Panchali was presented to us as the tragic heroine upon whom evil was committed, but we get a backstory to the woman who was betrayed by those closest to her and stripped of her dignity in a court full of people.
Her genuine affection for her husbands and sons, her adaptability and resilience in exile, inner turmoil at Karna’s death and questioning of Krishna – it’s a refreshing, lyrical read, albeit with some loopholes and leaps.
12/12 
Pisces are known for being incredibly empathetic and kind. In a world like ours, this kindness and empathy often get taken for a ride, leaving them with emotional scars for being too compassionate.
It’s no wonder then that they crave an escape from reality in fantasy worlds. But I say, dear Pisces, don’t run away anymore.
After constantly being taken advantage of, Pisces need to learn to love themselves and put themselves first. Tara Schuster’s story will be an inspiring read for the same.
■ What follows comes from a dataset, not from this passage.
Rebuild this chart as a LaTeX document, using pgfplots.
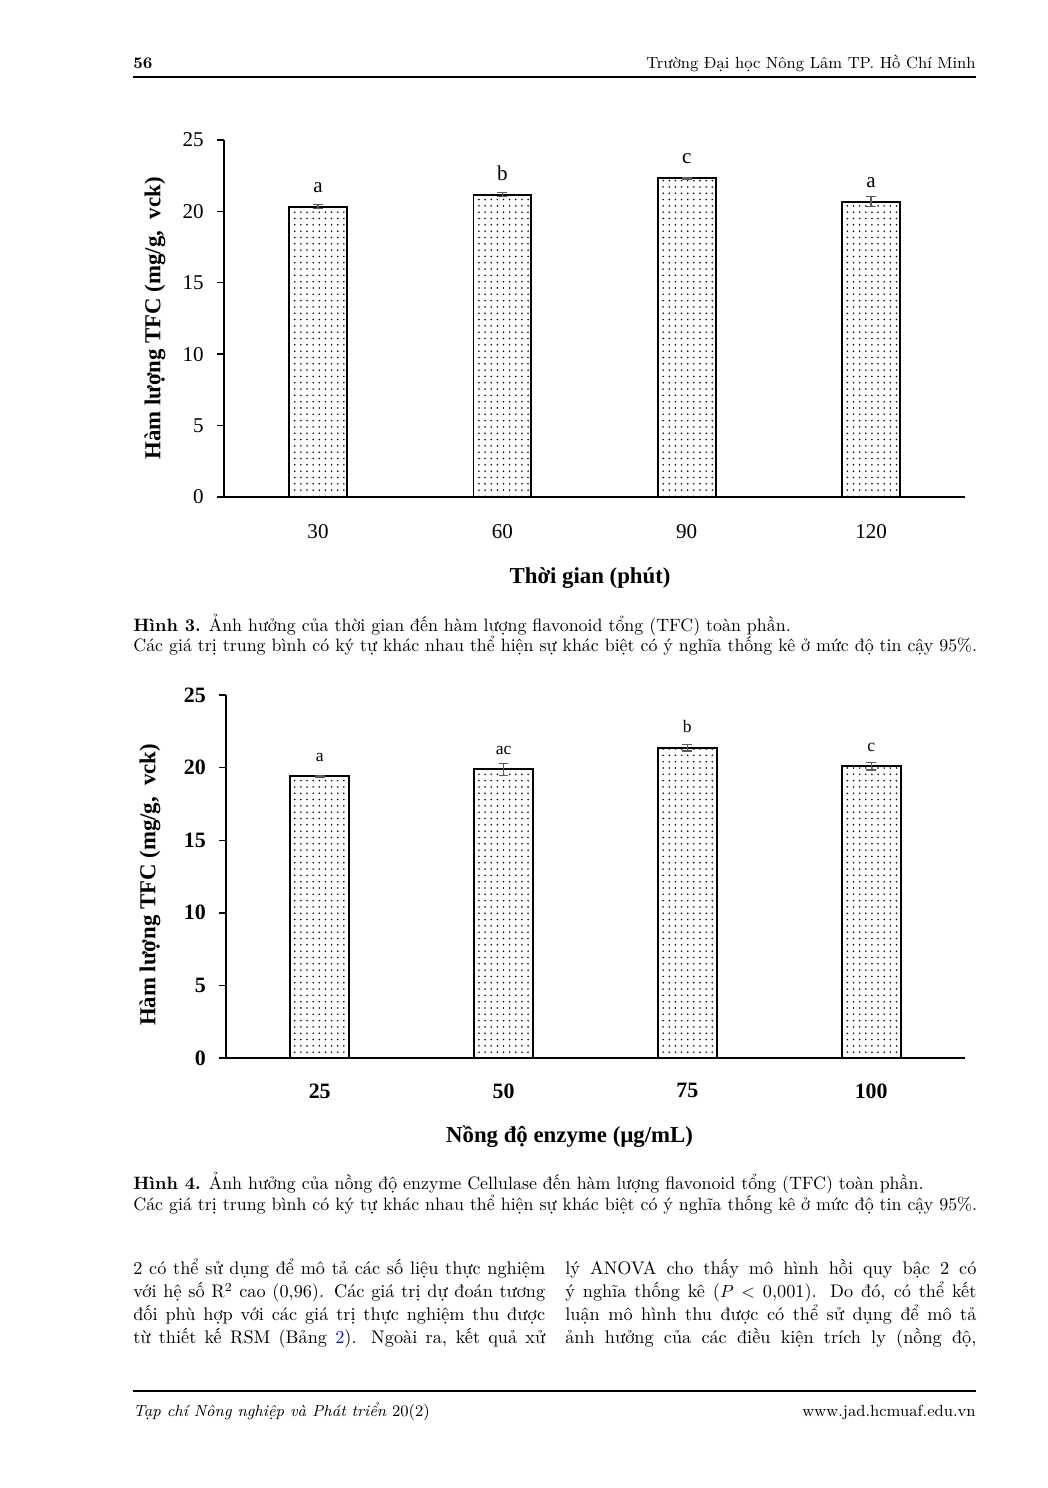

By the time she was in her late 20s, Schuster was a highly sought-after TV executive and big shot at Comedy Central. She gave the world award-winning shows like Key & Peele and @midnight. But what no one saw behind the facade was her struggling with severe anxiety and self-medicating.
This collection of essays are personal retellings of her childhood, struggle with mental health and how she came to love herself a little bit at a time – and more importantly, how she got herself through it.
Even if you’re not the self-help book type of person, you would have come away learning something new about yourself or at least finding heartwarming reliability to a woman sitting thousands of kilometres away after reading this book. And she’ll have you laughing through it.